▶ **Given task**
The records below are to be quoted in full; please keep every word exact.

Saved entries

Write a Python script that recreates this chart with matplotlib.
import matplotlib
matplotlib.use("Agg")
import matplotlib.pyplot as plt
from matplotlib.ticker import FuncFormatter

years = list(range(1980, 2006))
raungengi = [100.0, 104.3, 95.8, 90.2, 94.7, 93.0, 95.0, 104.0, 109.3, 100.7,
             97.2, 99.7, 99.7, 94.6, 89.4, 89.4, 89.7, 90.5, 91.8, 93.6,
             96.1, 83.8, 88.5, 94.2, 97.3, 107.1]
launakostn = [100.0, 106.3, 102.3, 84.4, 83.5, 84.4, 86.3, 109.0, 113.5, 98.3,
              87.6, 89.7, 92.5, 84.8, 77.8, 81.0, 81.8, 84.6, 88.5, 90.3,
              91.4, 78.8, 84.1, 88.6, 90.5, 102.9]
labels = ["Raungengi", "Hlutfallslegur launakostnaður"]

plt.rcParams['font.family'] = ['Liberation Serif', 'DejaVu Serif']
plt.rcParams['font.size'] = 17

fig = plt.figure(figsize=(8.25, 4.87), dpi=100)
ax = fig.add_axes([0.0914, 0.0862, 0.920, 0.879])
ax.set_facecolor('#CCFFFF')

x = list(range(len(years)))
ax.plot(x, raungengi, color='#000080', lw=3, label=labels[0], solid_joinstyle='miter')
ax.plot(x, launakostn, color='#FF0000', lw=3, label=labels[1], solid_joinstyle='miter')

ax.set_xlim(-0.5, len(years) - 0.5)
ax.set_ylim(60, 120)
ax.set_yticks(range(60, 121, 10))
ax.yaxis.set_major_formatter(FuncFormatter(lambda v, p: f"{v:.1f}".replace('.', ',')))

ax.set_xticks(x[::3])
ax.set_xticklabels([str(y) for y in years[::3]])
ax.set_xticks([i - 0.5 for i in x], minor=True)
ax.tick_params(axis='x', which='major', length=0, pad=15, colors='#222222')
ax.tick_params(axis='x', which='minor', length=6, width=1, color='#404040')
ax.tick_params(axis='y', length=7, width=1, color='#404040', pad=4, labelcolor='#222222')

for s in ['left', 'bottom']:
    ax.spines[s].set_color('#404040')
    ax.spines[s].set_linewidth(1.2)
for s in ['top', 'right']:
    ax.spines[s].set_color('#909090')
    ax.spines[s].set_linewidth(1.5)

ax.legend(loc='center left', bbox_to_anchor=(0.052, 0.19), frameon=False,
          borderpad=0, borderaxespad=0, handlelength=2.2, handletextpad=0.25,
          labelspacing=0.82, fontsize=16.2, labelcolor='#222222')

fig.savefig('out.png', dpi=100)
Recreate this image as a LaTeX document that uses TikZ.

▶ **Response to this task**
Write a Python script that recreates this chart with matplotlib.
import matplotlib
matplotlib.use("Agg")
import matplotlib.pyplot as plt
from matplotlib.ticker import FuncFormatter

years = list(range(1980, 2006))
raungengi = [100.0, 104.3, 95.8, 90.2, 94.7, 93.0, 95.0, 104.0, 109.3, 100.7,
             97.2, 99.7, 99.7, 94.6, 89.4, 89.4, 89.7, 90.5, 91.8, 93.6,
             96.1, 83.8, 88.5, 94.2, 97.3, 107.1]
launakostn = [100.0, 106.3, 102.3, 84.4, 83.5, 84.4, 86.3, 109.0, 113.5, 98.3,
              87.6, 89.7, 92.5, 84.8, 77.8, 81.0, 81.8, 84.6, 88.5, 90.3,
              91.4, 78.8, 84.1, 88.6, 90.5, 102.9]
labels = ["Raungengi", "Hlutfallslegur launakostnaður"]

plt.rcParams['font.family'] = ['Liberation Serif', 'DejaVu Serif']
plt.rcParams['font.size'] = 17

fig = plt.figure(figsize=(8.25, 4.87), dpi=100)
ax = fig.add_axes([0.0914, 0.0862, 0.920, 0.879])
ax.set_facecolor('#CCFFFF')

x = list(range(len(years)))
ax.plot(x, raungengi, color='#000080', lw=3, label=labels[0], solid_joinstyle='miter')
ax.plot(x, launakostn, color='#FF0000', lw=3, label=labels[1], solid_joinstyle='miter')

ax.set_xlim(-0.5, len(years) - 0.5)
ax.set_ylim(60, 120)
ax.set_yticks(range(60, 121, 10))
ax.yaxis.set_major_formatter(FuncFormatter(lambda v, p: f"{v:.1f}".replace('.', ',')))

ax.set_xticks(x[::3])
ax.set_xticklabels([str(y) for y in years[::3]])
ax.set_xticks([i - 0.5 for i in x], minor=True)
ax.tick_params(axis='x', which='major', length=0, pad=15, colors='#222222')
ax.tick_params(axis='x', which='minor', length=6, width=1, color='#404040')
ax.tick_params(axis='y', length=7, width=1, color='#404040', pad=4, labelcolor='#222222')

for s in ['left', 'bottom']:
    ax.spines[s].set_color('#404040')
    ax.spines[s].set_linewidth(1.2)
for s in ['top', 'right']:
    ax.spines[s].set_color('#909090')
    ax.spines[s].set_linewidth(1.5)

ax.legend(loc='center left', bbox_to_anchor=(0.052, 0.19), frameon=False,
          borderpad=0, borderaxespad=0, handlelength=2.2, handletextpad=0.25,
          labelspacing=0.82, fontsize=16.2, labelcolor='#222222')

fig.savefig('out.png', dpi=100)
Recreate this image as a LaTeX document that uses TikZ.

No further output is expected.